» **Brief**
Look through the material below. Copy each line that contains the string "drawn".

» **Data shown**
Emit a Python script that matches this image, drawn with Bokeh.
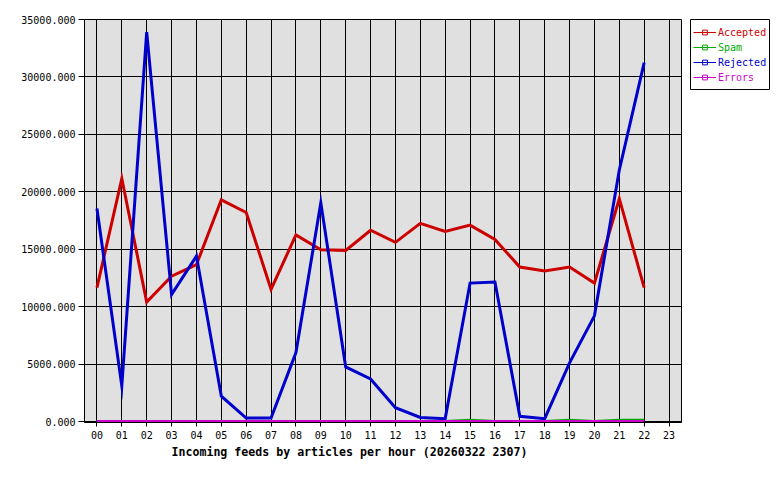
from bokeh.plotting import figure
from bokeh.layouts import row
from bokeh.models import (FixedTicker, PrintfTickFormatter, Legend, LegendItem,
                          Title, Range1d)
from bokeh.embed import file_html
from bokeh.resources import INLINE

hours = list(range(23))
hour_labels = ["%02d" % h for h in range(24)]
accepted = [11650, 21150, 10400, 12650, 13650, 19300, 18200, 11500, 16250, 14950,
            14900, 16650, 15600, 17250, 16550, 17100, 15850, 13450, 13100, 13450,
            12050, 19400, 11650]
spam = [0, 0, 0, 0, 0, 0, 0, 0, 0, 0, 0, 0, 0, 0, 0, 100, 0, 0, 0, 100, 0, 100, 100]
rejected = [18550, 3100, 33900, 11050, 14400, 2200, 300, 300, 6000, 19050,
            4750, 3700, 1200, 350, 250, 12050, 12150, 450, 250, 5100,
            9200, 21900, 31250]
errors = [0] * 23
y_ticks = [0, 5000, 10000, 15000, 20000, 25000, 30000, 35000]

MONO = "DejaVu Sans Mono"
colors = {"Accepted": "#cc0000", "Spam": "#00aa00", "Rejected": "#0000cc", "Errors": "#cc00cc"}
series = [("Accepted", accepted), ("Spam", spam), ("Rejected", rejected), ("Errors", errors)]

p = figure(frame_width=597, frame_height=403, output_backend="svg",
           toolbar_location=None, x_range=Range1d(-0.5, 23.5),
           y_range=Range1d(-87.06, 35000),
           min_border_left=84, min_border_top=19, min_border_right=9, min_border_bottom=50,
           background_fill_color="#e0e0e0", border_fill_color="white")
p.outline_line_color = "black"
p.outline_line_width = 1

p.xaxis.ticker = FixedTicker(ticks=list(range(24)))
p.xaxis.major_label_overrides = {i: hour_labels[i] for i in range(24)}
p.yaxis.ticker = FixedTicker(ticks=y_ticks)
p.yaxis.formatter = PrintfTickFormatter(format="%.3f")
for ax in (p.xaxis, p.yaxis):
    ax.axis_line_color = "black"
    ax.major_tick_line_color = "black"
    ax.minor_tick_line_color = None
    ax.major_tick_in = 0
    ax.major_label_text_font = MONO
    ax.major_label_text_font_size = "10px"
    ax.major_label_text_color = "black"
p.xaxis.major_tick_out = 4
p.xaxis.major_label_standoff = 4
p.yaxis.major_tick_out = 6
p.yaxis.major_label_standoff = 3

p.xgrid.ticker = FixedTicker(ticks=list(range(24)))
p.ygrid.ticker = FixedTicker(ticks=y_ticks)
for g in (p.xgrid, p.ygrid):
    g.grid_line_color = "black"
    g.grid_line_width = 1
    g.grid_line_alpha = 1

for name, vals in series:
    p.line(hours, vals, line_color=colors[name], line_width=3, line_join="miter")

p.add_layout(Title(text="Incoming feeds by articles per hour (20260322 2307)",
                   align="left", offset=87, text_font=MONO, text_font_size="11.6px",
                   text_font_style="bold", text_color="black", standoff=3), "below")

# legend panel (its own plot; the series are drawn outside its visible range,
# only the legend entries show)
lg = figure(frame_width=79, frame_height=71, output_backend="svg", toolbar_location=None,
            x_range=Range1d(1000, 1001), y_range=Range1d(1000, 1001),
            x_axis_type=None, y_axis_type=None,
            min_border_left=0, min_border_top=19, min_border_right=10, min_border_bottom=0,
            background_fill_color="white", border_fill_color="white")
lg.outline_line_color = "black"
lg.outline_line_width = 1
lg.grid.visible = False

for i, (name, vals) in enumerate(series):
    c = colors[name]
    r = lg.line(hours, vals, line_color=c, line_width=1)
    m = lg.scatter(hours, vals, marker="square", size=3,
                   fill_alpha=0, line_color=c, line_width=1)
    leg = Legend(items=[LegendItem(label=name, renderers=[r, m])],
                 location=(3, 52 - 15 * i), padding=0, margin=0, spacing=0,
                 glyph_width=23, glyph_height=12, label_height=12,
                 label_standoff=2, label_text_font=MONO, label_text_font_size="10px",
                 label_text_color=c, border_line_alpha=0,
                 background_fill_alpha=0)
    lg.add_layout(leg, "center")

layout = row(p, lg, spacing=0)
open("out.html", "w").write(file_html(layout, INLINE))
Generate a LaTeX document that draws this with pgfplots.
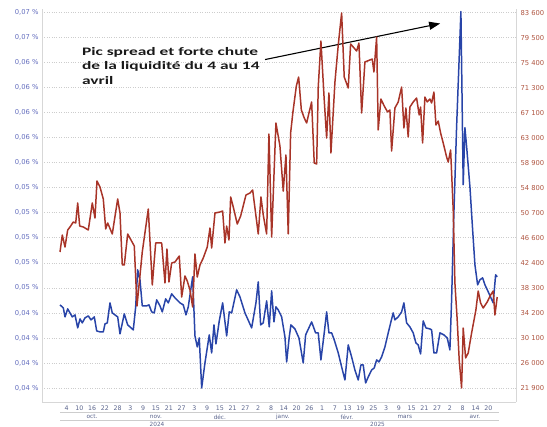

» **Task solution**
Emit a Python script that matches this image, drawn with Bokeh.
# legend panel (its own plot; the series are drawn outside its visible range,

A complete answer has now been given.